Dataset rows
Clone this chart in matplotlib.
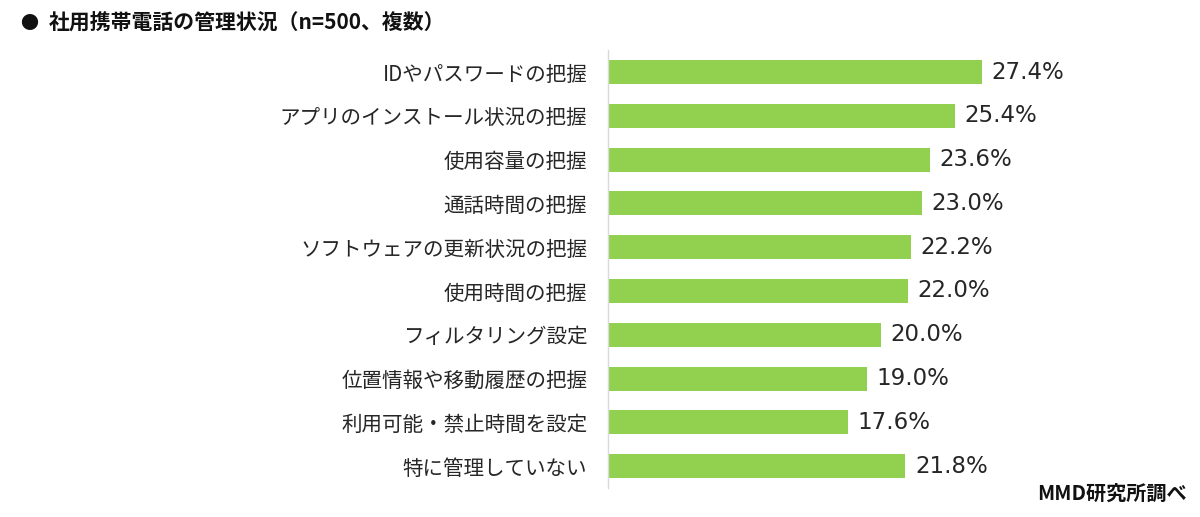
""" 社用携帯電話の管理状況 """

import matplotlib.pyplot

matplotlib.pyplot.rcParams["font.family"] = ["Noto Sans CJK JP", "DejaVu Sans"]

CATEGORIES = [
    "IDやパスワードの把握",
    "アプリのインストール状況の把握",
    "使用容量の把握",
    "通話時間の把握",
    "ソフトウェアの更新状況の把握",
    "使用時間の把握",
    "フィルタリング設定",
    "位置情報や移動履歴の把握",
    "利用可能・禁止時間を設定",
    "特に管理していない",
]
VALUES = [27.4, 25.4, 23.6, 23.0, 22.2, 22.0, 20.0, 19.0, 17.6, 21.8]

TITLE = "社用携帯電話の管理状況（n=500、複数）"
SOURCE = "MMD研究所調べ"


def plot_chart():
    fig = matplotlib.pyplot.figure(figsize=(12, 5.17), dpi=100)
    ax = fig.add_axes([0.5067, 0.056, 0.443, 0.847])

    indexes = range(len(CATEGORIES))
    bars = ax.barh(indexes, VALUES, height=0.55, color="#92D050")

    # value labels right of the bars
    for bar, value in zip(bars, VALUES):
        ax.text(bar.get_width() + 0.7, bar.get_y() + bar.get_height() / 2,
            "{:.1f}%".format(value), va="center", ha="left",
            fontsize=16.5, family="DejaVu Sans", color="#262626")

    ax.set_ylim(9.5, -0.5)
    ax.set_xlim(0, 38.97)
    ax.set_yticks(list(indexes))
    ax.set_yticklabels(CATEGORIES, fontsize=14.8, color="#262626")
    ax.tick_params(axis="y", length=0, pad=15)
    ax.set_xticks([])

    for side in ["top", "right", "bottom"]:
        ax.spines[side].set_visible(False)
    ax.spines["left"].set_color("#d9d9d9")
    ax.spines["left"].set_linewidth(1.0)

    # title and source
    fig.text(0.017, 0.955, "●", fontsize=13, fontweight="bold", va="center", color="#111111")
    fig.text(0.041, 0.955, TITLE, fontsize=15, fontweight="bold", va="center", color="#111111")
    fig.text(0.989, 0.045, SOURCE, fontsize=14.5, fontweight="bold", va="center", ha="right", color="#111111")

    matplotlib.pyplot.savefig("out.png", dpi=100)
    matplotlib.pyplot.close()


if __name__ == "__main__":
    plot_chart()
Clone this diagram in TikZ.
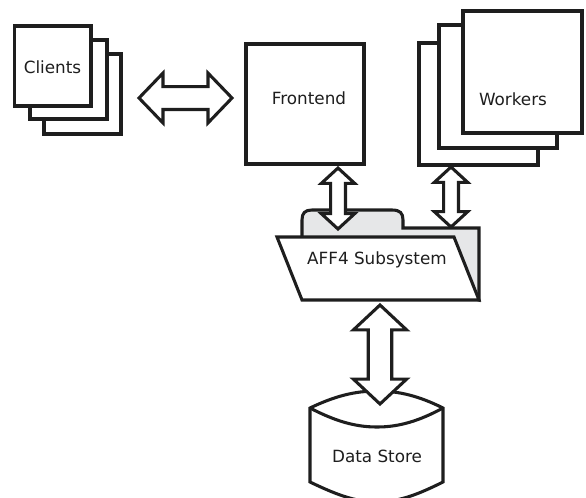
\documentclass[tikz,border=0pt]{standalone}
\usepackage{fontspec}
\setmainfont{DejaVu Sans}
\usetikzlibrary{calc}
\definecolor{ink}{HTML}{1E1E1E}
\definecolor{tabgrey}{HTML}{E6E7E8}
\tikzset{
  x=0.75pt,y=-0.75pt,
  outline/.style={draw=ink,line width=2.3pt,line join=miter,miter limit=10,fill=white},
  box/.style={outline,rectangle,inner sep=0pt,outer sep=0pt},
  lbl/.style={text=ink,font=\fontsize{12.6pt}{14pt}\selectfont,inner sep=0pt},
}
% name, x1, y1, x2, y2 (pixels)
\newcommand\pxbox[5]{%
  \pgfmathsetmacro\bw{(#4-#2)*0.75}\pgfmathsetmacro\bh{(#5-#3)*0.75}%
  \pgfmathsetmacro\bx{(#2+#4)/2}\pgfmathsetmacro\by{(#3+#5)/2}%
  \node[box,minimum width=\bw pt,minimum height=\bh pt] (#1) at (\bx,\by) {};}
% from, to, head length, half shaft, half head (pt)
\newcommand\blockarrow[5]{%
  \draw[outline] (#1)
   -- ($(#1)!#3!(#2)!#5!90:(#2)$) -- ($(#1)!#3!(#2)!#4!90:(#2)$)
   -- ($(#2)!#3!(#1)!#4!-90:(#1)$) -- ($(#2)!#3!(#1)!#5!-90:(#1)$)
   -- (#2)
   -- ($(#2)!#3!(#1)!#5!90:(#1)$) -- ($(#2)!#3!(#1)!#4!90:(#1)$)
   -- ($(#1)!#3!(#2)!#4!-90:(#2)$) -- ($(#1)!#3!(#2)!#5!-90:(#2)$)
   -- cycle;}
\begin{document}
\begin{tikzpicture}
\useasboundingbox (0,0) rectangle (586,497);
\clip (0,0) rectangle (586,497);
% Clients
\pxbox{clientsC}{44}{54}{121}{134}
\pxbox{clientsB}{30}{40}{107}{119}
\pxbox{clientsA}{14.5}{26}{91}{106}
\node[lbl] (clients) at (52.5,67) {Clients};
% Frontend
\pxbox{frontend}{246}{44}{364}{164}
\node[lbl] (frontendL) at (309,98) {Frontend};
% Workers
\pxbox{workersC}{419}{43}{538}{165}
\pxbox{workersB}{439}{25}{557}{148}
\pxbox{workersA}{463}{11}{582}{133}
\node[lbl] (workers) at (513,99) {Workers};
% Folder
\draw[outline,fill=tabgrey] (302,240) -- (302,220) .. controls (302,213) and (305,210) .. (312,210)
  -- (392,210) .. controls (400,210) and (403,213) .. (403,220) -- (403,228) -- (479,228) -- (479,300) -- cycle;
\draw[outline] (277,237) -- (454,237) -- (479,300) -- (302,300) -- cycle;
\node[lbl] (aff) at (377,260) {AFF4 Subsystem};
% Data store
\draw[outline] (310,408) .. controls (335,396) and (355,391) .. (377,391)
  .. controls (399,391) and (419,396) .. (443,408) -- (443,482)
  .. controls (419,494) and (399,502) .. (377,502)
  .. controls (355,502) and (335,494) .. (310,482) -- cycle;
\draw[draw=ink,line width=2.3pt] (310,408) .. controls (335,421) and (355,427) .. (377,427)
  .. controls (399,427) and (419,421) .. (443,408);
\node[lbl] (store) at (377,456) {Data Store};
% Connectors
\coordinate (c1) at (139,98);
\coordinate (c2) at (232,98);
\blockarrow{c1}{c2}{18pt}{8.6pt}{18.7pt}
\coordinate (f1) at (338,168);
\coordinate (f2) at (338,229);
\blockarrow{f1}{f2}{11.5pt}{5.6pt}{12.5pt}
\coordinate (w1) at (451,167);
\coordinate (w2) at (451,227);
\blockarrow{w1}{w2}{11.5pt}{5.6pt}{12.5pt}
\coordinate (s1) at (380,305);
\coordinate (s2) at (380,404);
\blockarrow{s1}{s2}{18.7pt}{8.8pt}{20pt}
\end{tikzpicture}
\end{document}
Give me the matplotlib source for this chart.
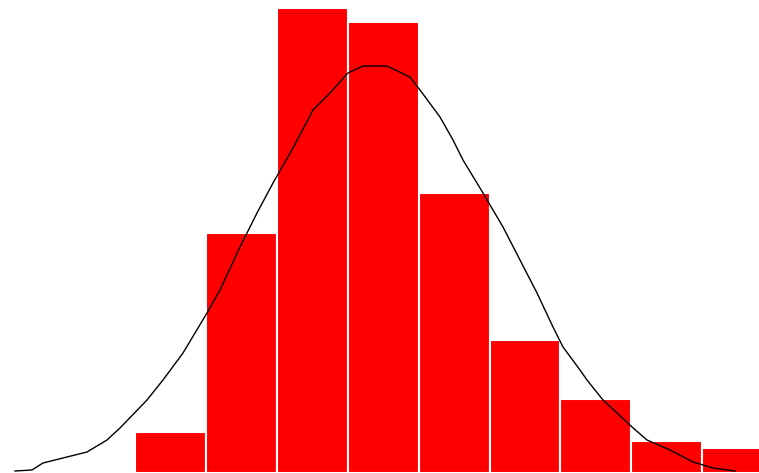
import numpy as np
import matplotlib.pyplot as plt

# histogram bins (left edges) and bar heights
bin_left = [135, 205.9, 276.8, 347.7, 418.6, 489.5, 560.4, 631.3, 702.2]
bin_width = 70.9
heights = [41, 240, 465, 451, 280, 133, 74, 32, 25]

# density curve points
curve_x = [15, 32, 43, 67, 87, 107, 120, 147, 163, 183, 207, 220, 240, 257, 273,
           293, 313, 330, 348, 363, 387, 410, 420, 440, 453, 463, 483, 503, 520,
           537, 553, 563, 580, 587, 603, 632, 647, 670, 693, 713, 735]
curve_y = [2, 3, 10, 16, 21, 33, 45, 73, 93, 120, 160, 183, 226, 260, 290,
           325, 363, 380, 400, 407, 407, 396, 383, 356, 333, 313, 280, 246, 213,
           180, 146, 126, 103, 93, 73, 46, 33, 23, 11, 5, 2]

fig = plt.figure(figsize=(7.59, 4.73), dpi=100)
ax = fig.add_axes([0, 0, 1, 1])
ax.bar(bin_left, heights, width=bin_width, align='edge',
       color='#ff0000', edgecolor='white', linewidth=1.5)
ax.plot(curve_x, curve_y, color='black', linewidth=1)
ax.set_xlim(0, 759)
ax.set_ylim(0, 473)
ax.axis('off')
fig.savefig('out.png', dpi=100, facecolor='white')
--
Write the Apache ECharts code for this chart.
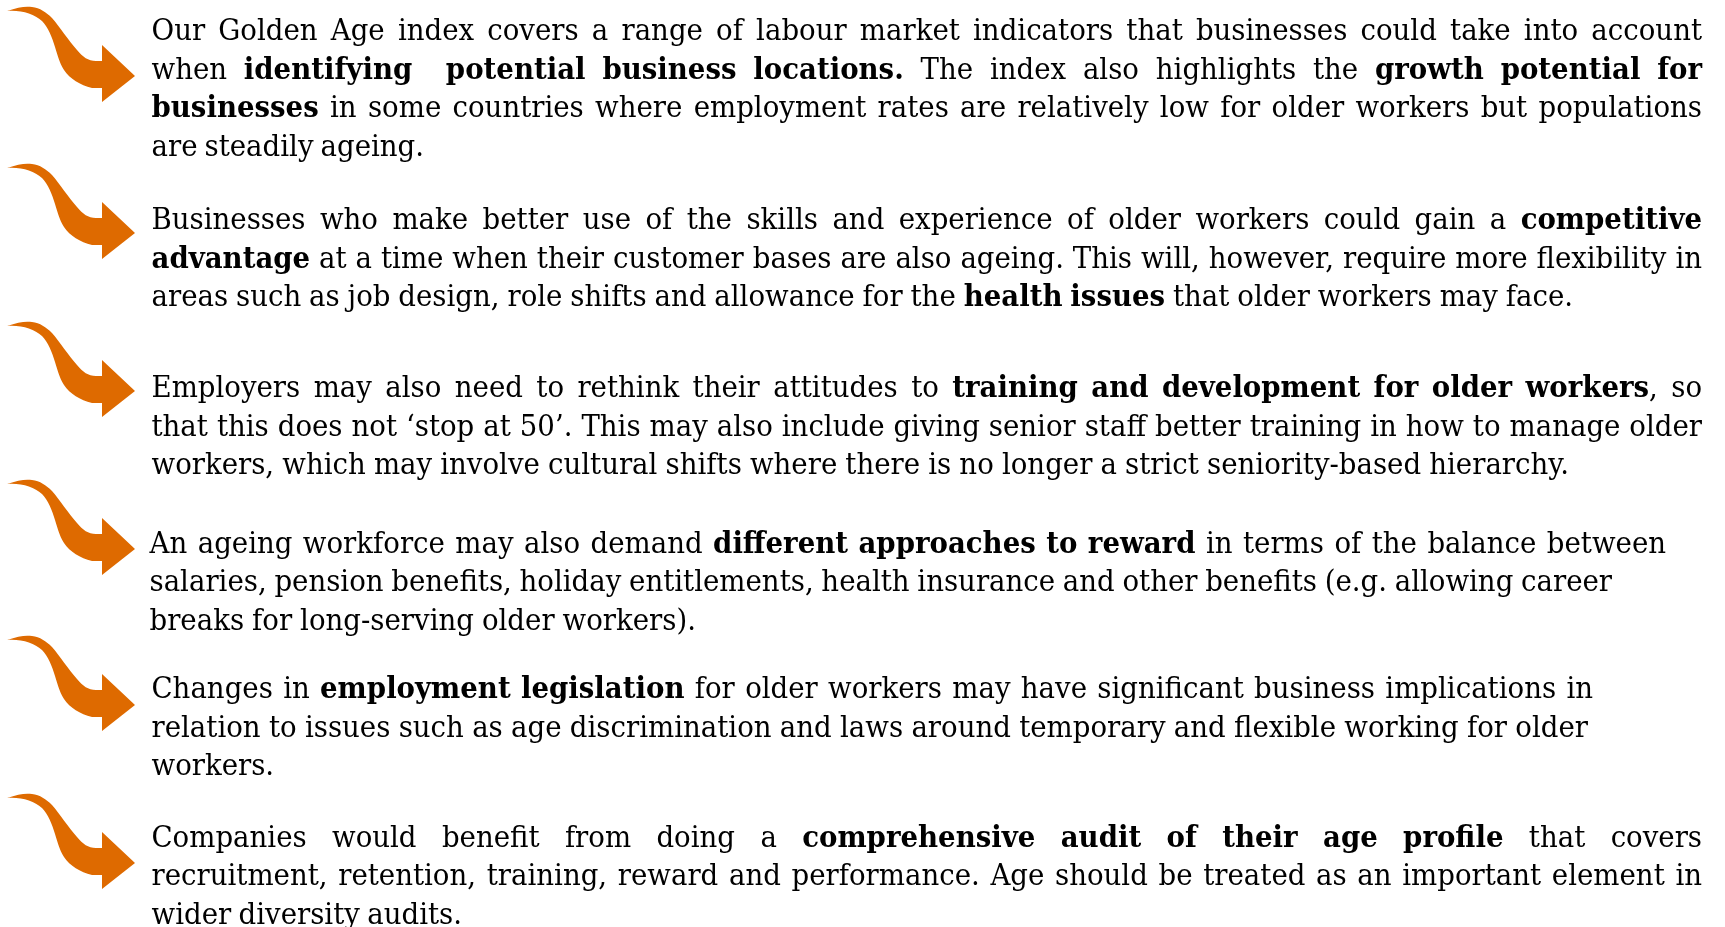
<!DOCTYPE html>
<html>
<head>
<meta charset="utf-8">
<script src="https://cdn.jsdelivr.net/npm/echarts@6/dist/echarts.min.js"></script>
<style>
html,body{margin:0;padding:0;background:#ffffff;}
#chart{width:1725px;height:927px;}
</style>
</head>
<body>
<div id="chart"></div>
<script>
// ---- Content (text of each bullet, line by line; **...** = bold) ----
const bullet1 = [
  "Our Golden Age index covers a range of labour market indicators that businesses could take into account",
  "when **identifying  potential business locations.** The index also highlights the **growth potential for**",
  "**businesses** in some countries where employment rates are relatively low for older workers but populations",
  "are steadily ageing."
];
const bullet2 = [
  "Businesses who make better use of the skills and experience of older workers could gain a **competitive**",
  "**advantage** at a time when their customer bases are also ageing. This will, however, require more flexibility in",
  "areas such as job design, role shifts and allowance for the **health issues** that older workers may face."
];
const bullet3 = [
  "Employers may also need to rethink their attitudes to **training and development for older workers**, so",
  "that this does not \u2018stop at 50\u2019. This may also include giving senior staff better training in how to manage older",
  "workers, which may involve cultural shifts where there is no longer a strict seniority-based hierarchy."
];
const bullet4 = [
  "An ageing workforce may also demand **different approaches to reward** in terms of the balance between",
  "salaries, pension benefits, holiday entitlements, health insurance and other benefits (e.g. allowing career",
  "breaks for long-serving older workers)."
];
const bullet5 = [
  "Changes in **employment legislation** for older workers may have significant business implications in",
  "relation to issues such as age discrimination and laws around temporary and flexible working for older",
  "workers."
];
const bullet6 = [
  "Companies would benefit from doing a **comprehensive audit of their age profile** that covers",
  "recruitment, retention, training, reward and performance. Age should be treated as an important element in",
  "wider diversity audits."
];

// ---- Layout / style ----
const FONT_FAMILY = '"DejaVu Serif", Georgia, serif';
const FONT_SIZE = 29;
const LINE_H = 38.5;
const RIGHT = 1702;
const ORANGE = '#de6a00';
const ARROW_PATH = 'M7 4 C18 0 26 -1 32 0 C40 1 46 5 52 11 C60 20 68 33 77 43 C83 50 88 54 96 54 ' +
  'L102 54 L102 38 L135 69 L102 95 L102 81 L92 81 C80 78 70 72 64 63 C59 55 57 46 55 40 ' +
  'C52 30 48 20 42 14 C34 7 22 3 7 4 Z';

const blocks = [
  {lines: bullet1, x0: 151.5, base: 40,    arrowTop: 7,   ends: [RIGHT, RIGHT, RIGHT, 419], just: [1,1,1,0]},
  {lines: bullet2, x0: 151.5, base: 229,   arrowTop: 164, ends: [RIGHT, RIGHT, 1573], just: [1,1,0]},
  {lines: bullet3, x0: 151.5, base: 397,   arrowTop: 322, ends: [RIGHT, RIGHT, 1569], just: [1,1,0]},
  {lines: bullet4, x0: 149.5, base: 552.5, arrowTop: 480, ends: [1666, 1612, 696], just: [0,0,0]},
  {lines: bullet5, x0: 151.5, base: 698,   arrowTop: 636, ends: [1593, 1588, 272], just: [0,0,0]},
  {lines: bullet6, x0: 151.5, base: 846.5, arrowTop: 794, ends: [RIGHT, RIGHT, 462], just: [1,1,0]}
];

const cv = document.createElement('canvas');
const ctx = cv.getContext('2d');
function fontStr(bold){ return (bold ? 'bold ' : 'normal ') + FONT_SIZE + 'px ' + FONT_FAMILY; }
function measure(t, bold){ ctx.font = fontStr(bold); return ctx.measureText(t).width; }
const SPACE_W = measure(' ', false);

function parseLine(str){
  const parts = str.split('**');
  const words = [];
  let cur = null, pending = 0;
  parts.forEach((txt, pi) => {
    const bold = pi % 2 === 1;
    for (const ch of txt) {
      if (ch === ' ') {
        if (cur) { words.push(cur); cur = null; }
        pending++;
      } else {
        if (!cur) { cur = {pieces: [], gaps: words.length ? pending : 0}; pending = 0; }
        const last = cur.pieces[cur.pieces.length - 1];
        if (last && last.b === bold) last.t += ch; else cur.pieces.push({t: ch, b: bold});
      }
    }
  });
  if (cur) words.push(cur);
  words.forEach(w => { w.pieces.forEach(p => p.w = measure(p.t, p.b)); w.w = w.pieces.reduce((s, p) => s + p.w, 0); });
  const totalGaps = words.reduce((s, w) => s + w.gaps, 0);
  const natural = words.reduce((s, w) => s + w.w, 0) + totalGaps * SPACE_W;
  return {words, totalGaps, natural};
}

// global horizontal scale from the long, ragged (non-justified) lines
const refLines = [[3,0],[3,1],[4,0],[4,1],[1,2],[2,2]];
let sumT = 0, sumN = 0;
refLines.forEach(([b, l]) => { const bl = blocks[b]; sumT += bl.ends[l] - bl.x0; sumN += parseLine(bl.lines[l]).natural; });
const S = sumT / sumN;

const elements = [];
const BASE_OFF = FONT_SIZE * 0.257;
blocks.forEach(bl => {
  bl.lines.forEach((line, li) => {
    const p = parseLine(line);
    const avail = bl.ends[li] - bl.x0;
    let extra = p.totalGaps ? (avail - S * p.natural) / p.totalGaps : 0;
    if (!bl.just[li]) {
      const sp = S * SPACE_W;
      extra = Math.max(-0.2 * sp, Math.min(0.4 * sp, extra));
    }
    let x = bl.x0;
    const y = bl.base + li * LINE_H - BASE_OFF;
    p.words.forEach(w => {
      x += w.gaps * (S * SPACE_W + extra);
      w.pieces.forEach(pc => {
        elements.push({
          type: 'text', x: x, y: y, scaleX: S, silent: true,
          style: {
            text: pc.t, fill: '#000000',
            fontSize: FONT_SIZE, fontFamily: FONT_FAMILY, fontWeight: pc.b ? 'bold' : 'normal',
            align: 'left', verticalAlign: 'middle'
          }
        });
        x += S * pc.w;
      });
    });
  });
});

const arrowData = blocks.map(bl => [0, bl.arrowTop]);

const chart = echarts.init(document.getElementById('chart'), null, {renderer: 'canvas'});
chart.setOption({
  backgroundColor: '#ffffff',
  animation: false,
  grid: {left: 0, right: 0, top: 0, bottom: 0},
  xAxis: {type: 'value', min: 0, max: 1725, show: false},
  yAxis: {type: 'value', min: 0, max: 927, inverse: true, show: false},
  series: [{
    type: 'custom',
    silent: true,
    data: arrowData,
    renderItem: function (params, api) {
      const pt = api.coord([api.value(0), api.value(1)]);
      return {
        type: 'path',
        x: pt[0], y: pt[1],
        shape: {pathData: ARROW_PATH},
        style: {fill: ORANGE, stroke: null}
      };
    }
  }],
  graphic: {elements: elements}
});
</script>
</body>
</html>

▶ _REQUIRED WORK_
In the listing above, find the line with "Give me the matplotlib source for this chart." and the line with "23, 11, 5, 2]". Set down exactly those lines and everything between them, skipping pictures.

▶ _EXERCISE ANSWER_
Give me the matplotlib source for this chart.
import numpy as np
import matplotlib.pyplot as plt

# histogram bins (left edges) and bar heights
bin_left = [135, 205.9, 276.8, 347.7, 418.6, 489.5, 560.4, 631.3, 702.2]
bin_width = 70.9
heights = [41, 240, 465, 451, 280, 133, 74, 32, 25]

# density curve points
curve_x = [15, 32, 43, 67, 87, 107, 120, 147, 163, 183, 207, 220, 240, 257, 273,
           293, 313, 330, 348, 363, 387, 410, 420, 440, 453, 463, 483, 503, 520,
           537, 553, 563, 580, 587, 603, 632, 647, 670, 693, 713, 735]
curve_y = [2, 3, 10, 16, 21, 33, 45, 73, 93, 120, 160, 183, 226, 260, 290,
           325, 363, 380, 400, 407, 407, 396, 383, 356, 333, 313, 280, 246, 213,
           180, 146, 126, 103, 93, 73, 46, 33, 23, 11, 5, 2]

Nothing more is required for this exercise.